Melissa Mahon’s bones were tossed about by the winter winds over long months before they were found scattered on a lake shore. It was almost 18 months after her disappearance from HSE care in September 2006 that gardai searching the shores of Lough Gill found the bone fragments and shanks of hair that were all that was left of the Sligo teen.
It was a biting February when the search team arrived at Lough Gill after information received from the daughters of the man now accused of Melissa’s murder. Ronnie Dunbar, known for the purposes of court as Ronald McManus, denies killing the 14-year-old and also denies threatening to kill his then 15-year-old daughter Samantha when she allegedly helped him to dispose of the body.
Members of the garda search team described the snow that hampered the search. The crime scene photos that form part of the evidence show a medley of greys and browns with the occasional patch of green along the wooded shoreline of the lough, the wild winter landscape where Melissa’s bones ended up. If Melissa had been dumped in the River Bonet…where Samantha and her younger sister say they helped their father dump the body, when the girls said the dumping had taken place, her body had been buffeted by the tidal waters for months until it was thrown ashore.
By the time the garda search team arrived all that was left were fragments of bone and hanks of hair, mere scraps of what had once been a human being. As the trial has progressed we’ve heard witness after witness catalogue the vertebrae and bone fragments that finally made their way to the State Pathologist.
Today we heard from a forensic odontologist, the tooth guy, who told us in painstaking detail how he had identified Melissa from a mandible (that’s a lower jawline to the anatomically confused) and a handful of teeth. The photographs showed the teeth yellow and stained from the peaty soil they had rested on, just as the Beauty in the Best night gown that had allegedly clothed her thin frame, is peppered with fragments of peat and bark.

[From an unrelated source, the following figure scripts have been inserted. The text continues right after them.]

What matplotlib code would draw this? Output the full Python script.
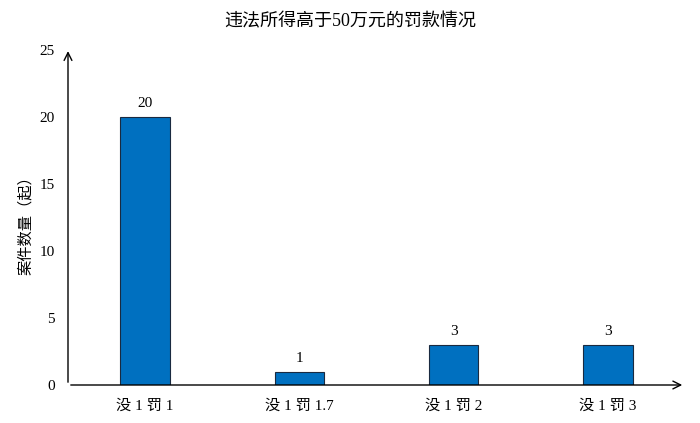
import matplotlib
matplotlib.use("Agg")
import matplotlib.pyplot as plt

# Data
categories = ["没 1 罚 1", "没 1 罚 1.7", "没 1 罚 2", "没 1 罚 3"]
counts = [20, 1, 3, 3]
yticks = [0, 5, 10, 15, 20, 25]

plt.rcParams['font.family'] = ['Liberation Serif', 'Noto Sans CJK SC']

fig = plt.figure(figsize=(7, 4.23), dpi=100)
ax = fig.add_axes([68 / 700, 38 / 423, 617 / 700, 335 / 423])

x = range(len(categories))
bars = ax.bar(x, counts, width=0.32, color='#0070C0', edgecolor='#1a2a40', linewidth=0.8)
for xi, v in zip(x, counts):
    ax.text(xi, v + 0.5, str(v), ha='center', va='bottom', fontsize=11)

ax.set_xlim(-0.5, 3.5)
ax.set_ylim(0, 25)
ax.set_xticks(list(x))
ax.set_xticklabels(categories, fontsize=11)
ax.set_yticks(yticks)
ax.set_yticklabels([str(t) for t in yticks], fontsize=11)
ax.tick_params(axis='y', length=0, pad=9.5)
ax.tick_params(axis='x', length=0, pad=10)
for s in ax.spines.values():
    s.set_visible(False)

# axis arrows
ax.annotate('', xy=(0, 1.005), xytext=(0, 0), xycoords='axes fraction',
            arrowprops=dict(arrowstyle='->', lw=1, color='black', mutation_scale=14))
ax.annotate('', xy=(1.0, 0), xytext=(0, 0), xycoords='axes fraction',
            arrowprops=dict(arrowstyle='->', lw=1, color='black', mutation_scale=14))

fig.text(26 / 700, 1 - 222 / 423, '案件数量（起）', rotation=90, ha='center', va='center', fontsize=11)
fig.text(0.5, 1 - 22 / 423, '违法所得高于50万元的罚款情况', ha='center', va='center', fontsize=13)

fig.savefig('out.png', dpi=100)
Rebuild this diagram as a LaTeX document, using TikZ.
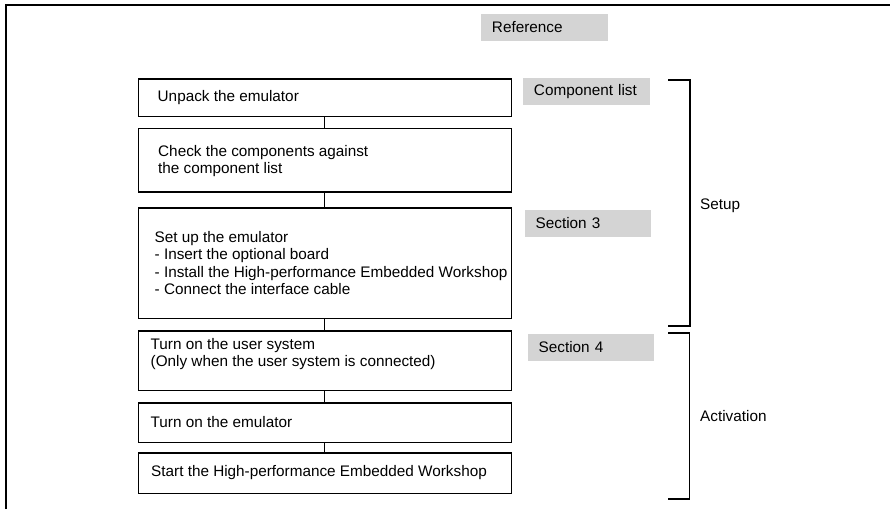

The forensic tooth guy, Mr Paul Keogh, told the court that there had been a strong correlation between Melissa’s dental records, made up from childhood visits to her local dentist in the UK, and the bone and teeth he had to examine. He described the x-rays of her jaw then and now showing two wisdom teeth not yet erupted, a distinctive indicator that the jaw and the x-ray belonged to one and the same girl. He conceded that his science was not exact, he could not provide the statistical probability that someone would have two wisdom teeth just so – only 70% of the population grow them, he told the court, but beyond that. But he said that while his report may have simply said there were no contradictions between the dental notes and the post mortem examination, he was there to tell the court that he had no doubt whatsoever that the jawbone and teeth he had examined were Melissa Mahon’s.
The time in the water and the harsh conditions of at least one winters had worked their destructive force on the body of the slight teenager leaving not much left for forensic examination. It remains to be seen what story her bones will tell, there’s still a long way to go.